NEEB is an indicator to integratedly assess agricultural economic and ecological benefits, and has far-reaching significance in guiding government decision-making and agricultural activities (Li et al. 2015; Zhang et al. 2015). In the present study, high economic benefits of crayfish resulted in high NEEB under RC model, especially under straw returning and feeding conditions (Table 3), suggesting that RC model may be an effective strategy to simultaneously increase economic benefits and mitigate GWP. However, RC model at the same time decreased rice grain yield obviously relative to RM model, suggesting that this model cannot increase rice grain yield to meet the food demand in the world. Therefore, more efforts should be made to maintain rice grain yield at the same time of mitigating GWP under RC mode (Cao et al. 2017).

Conclusions

This study shows that straw returning and feeding significantly affect CH4 and N2O emissions from paddy fields.

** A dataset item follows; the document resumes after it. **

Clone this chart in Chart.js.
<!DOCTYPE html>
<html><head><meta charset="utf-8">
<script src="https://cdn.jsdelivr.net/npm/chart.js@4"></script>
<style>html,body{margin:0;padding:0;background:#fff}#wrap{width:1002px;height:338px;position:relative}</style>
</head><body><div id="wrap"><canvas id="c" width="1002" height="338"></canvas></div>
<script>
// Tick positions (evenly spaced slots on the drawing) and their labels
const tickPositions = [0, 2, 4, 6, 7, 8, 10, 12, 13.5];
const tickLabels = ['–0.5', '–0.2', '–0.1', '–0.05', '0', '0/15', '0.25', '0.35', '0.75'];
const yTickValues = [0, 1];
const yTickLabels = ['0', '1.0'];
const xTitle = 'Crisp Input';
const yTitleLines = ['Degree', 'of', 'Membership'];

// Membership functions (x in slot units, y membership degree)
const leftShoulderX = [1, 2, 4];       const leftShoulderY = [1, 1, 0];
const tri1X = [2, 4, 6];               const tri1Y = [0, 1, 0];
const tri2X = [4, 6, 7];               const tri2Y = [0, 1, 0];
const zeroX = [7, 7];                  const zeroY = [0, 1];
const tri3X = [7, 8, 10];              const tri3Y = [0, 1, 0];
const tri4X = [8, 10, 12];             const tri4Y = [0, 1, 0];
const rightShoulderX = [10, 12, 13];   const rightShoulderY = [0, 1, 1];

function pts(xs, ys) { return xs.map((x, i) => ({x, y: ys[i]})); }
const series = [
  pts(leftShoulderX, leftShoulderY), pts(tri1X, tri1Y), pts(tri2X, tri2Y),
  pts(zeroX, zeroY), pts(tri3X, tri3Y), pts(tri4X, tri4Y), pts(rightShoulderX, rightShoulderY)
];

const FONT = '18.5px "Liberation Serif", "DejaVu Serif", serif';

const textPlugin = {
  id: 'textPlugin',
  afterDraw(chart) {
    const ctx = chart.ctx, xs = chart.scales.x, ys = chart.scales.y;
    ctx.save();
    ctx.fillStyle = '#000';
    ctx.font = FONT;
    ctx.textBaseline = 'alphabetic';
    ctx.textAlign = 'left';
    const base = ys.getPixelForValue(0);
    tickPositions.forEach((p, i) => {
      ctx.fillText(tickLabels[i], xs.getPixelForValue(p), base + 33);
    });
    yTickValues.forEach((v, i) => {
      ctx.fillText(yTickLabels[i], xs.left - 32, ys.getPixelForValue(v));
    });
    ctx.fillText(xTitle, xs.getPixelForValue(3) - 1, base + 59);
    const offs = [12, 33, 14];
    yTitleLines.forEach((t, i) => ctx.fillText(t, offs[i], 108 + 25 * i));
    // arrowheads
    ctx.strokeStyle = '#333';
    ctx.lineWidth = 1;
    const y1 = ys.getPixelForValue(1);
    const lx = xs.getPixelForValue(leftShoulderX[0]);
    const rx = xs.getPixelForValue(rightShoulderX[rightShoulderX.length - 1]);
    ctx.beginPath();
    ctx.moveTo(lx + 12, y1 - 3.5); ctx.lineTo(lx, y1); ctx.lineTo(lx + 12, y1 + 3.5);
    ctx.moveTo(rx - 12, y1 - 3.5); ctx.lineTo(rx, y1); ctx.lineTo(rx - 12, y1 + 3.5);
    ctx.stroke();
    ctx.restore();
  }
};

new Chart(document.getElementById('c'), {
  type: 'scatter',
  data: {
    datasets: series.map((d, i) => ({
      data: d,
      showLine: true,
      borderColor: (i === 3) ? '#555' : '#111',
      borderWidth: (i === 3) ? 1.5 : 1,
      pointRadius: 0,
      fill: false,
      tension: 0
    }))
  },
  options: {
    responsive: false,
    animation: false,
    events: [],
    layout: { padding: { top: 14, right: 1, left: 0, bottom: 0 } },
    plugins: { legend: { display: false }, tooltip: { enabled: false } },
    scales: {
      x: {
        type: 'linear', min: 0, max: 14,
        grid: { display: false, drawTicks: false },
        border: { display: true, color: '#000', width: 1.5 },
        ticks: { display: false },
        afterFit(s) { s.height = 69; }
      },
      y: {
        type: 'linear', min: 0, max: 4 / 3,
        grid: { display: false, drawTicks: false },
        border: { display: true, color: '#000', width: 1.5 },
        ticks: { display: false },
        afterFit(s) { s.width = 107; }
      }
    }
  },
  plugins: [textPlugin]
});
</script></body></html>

RC model mitigates CH4 emissions, and thus reduces GWP and increases NEEB. Our results indicate that the RC model might be an effective practice to increase economic benefits and mitigate GWP at the same time. However, the RC model would result in a lower grain yield relative to RM model, suggesting that more efforts should be made to simultaneously maintain rice grain yield and mitigate GWP under RC model.